The entire listing is to be repeated verbatim.
________________________
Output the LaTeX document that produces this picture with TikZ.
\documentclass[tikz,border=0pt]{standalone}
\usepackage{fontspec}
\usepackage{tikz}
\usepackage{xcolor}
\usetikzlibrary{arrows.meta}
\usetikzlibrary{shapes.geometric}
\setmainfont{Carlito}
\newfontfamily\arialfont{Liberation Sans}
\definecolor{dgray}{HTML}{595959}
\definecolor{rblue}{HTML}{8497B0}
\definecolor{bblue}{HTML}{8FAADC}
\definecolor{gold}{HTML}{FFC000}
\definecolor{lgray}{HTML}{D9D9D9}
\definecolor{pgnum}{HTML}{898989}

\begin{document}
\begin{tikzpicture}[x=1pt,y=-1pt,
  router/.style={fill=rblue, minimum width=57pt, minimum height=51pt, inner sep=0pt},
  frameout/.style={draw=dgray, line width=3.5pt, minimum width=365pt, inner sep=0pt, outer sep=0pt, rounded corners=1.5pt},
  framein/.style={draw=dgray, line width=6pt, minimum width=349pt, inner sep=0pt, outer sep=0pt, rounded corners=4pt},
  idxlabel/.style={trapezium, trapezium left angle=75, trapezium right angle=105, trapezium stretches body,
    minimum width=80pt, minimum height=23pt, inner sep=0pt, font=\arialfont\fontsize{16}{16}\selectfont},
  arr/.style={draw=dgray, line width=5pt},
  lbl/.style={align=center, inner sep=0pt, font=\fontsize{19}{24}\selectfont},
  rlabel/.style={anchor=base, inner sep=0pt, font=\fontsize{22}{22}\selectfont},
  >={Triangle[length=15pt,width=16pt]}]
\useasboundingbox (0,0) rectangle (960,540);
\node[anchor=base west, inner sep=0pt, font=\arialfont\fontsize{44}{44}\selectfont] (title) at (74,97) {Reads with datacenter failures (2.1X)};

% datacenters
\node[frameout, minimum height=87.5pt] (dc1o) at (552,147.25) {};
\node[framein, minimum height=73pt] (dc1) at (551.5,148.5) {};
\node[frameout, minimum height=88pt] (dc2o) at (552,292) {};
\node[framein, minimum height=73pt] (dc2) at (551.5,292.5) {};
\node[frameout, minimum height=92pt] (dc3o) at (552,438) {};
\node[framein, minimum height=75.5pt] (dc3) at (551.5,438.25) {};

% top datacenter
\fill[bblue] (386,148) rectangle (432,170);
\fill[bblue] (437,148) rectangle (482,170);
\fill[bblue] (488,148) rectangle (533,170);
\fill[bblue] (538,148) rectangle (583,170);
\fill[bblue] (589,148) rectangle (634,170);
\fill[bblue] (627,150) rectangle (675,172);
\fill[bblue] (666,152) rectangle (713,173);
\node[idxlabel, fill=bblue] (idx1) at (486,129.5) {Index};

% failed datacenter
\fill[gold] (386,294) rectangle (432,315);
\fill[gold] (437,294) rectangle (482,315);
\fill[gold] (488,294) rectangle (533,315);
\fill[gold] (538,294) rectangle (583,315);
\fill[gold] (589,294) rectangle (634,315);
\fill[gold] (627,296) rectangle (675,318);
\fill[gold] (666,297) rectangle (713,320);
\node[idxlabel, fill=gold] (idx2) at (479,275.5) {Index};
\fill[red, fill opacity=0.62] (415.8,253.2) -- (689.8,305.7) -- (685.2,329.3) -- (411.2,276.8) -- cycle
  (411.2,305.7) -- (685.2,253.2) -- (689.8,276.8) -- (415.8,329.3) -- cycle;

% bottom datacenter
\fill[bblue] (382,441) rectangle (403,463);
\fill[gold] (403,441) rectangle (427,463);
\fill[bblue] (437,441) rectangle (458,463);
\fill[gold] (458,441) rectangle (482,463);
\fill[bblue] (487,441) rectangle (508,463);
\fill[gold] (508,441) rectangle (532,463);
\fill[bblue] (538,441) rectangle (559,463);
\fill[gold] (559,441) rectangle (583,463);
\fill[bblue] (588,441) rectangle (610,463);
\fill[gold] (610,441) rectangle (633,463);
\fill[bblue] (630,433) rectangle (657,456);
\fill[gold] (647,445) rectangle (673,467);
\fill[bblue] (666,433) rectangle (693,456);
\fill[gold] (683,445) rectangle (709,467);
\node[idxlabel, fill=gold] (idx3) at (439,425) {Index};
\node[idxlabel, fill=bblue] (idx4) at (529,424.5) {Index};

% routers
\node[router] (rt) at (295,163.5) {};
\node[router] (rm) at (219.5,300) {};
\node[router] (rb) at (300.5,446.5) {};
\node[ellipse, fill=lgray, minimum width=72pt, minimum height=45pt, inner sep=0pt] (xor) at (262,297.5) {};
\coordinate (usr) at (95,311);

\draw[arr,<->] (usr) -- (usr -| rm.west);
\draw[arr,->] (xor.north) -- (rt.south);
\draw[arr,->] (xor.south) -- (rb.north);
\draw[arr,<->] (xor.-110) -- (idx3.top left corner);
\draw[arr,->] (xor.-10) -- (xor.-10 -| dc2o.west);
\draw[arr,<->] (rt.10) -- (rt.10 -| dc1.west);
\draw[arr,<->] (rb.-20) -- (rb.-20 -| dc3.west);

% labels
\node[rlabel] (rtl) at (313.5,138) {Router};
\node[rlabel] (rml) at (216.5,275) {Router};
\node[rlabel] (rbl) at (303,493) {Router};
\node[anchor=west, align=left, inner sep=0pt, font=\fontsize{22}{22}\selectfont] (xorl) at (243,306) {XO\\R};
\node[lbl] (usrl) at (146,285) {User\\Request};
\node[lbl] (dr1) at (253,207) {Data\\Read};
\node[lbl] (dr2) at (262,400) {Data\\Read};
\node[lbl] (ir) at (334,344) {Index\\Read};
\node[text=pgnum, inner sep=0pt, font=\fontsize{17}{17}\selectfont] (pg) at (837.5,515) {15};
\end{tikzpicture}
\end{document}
________________________
# Exercise response:
Output the LaTeX document that produces this picture with TikZ.
\documentclass[tikz,border=0pt]{standalone}
\usepackage{fontspec}
\usepackage{tikz}
\usepackage{xcolor}
\usetikzlibrary{arrows.meta}
\usetikzlibrary{shapes.geometric}
\setmainfont{Carlito}
\newfontfamily\arialfont{Liberation Sans}
\definecolor{dgray}{HTML}{595959}
\definecolor{rblue}{HTML}{8497B0}
\definecolor{bblue}{HTML}{8FAADC}
\definecolor{gold}{HTML}{FFC000}
\definecolor{lgray}{HTML}{D9D9D9}
\definecolor{pgnum}{HTML}{898989}

\begin{document}
\begin{tikzpicture}[x=1pt,y=-1pt,
  router/.style={fill=rblue, minimum width=57pt, minimum height=51pt, inner sep=0pt},
  frameout/.style={draw=dgray, line width=3.5pt, minimum width=365pt, inner sep=0pt, outer sep=0pt, rounded corners=1.5pt},
  framein/.style={draw=dgray, line width=6pt, minimum width=349pt, inner sep=0pt, outer sep=0pt, rounded corners=4pt},
  idxlabel/.style={trapezium, trapezium left angle=75, trapezium right angle=105, trapezium stretches body,
    minimum width=80pt, minimum height=23pt, inner sep=0pt, font=\arialfont\fontsize{16}{16}\selectfont},
  arr/.style={draw=dgray, line width=5pt},
  lbl/.style={align=center, inner sep=0pt, font=\fontsize{19}{24}\selectfont},
  rlabel/.style={anchor=base, inner sep=0pt, font=\fontsize{22}{22}\selectfont},
  >={Triangle[length=15pt,width=16pt]}]
\useasboundingbox (0,0) rectangle (960,540);
\node[anchor=base west, inner sep=0pt, font=\arialfont\fontsize{44}{44}\selectfont] (title) at (74,97) {Reads with datacenter failures (2.1X)};

% datacenters
\node[frameout, minimum height=87.5pt] (dc1o) at (552,147.25) {};
\node[framein, minimum height=73pt] (dc1) at (551.5,148.5) {};
\node[frameout, minimum height=88pt] (dc2o) at (552,292) {};
\node[framein, minimum height=73pt] (dc2) at (551.5,292.5) {};
\node[frameout, minimum height=92pt] (dc3o) at (552,438) {};
\node[framein, minimum height=75.5pt] (dc3) at (551.5,438.25) {};

% top datacenter
\fill[bblue] (386,148) rectangle (432,170);
\fill[bblue] (437,148) rectangle (482,170);
\fill[bblue] (488,148) rectangle (533,170);
\fill[bblue] (538,148) rectangle (583,170);
\fill[bblue] (589,148) rectangle (634,170);
\fill[bblue] (627,150) rectangle (675,172);
\fill[bblue] (666,152) rectangle (713,173);
\node[idxlabel, fill=bblue] (idx1) at (486,129.5) {Index};

% failed datacenter
\fill[gold] (386,294) rectangle (432,315);
\fill[gold] (437,294) rectangle (482,315);
\fill[gold] (488,294) rectangle (533,315);
\fill[gold] (538,294) rectangle (583,315);
\fill[gold] (589,294) rectangle (634,315);
\fill[gold] (627,296) rectangle (675,318);
\fill[gold] (666,297) rectangle (713,320);
\node[idxlabel, fill=gold] (idx2) at (479,275.5) {Index};
\fill[red, fill opacity=0.62] (415.8,253.2) -- (689.8,305.7) -- (685.2,329.3) -- (411.2,276.8) -- cycle
  (411.2,305.7) -- (685.2,253.2) -- (689.8,276.8) -- (415.8,329.3) -- cycle;

% bottom datacenter
\fill[bblue] (382,441) rectangle (403,463);
\fill[gold] (403,441) rectangle (427,463);
\fill[bblue] (437,441) rectangle (458,463);
\fill[gold] (458,441) rectangle (482,463);
\fill[bblue] (487,441) rectangle (508,463);
\fill[gold] (508,441) rectangle (532,463);
\fill[bblue] (538,441) rectangle (559,463);
\fill[gold] (559,441) rectangle (583,463);
\fill[bblue] (588,441) rectangle (610,463);
\fill[gold] (610,441) rectangle (633,463);
\fill[bblue] (630,433) rectangle (657,456);
\fill[gold] (647,445) rectangle (673,467);
\fill[bblue] (666,433) rectangle (693,456);
\fill[gold] (683,445) rectangle (709,467);
\node[idxlabel, fill=gold] (idx3) at (439,425) {Index};
\node[idxlabel, fill=bblue] (idx4) at (529,424.5) {Index};

% routers
\node[router] (rt) at (295,163.5) {};
\node[router] (rm) at (219.5,300) {};
\node[router] (rb) at (300.5,446.5) {};
\node[ellipse, fill=lgray, minimum width=72pt, minimum height=45pt, inner sep=0pt] (xor) at (262,297.5) {};
\coordinate (usr) at (95,311);

\draw[arr,<->] (usr) -- (usr -| rm.west);
\draw[arr,->] (xor.north) -- (rt.south);
\draw[arr,->] (xor.south) -- (rb.north);
\draw[arr,<->] (xor.-110) -- (idx3.top left corner);
\draw[arr,->] (xor.-10) -- (xor.-10 -| dc2o.west);
\draw[arr,<->] (rt.10) -- (rt.10 -| dc1.west);
\draw[arr,<->] (rb.-20) -- (rb.-20 -| dc3.west);

% labels
\node[rlabel] (rtl) at (313.5,138) {Router};
\node[rlabel] (rml) at (216.5,275) {Router};
\node[rlabel] (rbl) at (303,493) {Router};
\node[anchor=west, align=left, inner sep=0pt, font=\fontsize{22}{22}\selectfont] (xorl) at (243,306) {XO\\R};
\node[lbl] (usrl) at (146,285) {User\\Request};
\node[lbl] (dr1) at (253,207) {Data\\Read};
\node[lbl] (dr2) at (262,400) {Data\\Read};
\node[lbl] (ir) at (334,344) {Index\\Read};
\node[text=pgnum, inner sep=0pt, font=\fontsize{17}{17}\selectfont] (pg) at (837.5,515) {15};
\end{tikzpicture}
\end{document}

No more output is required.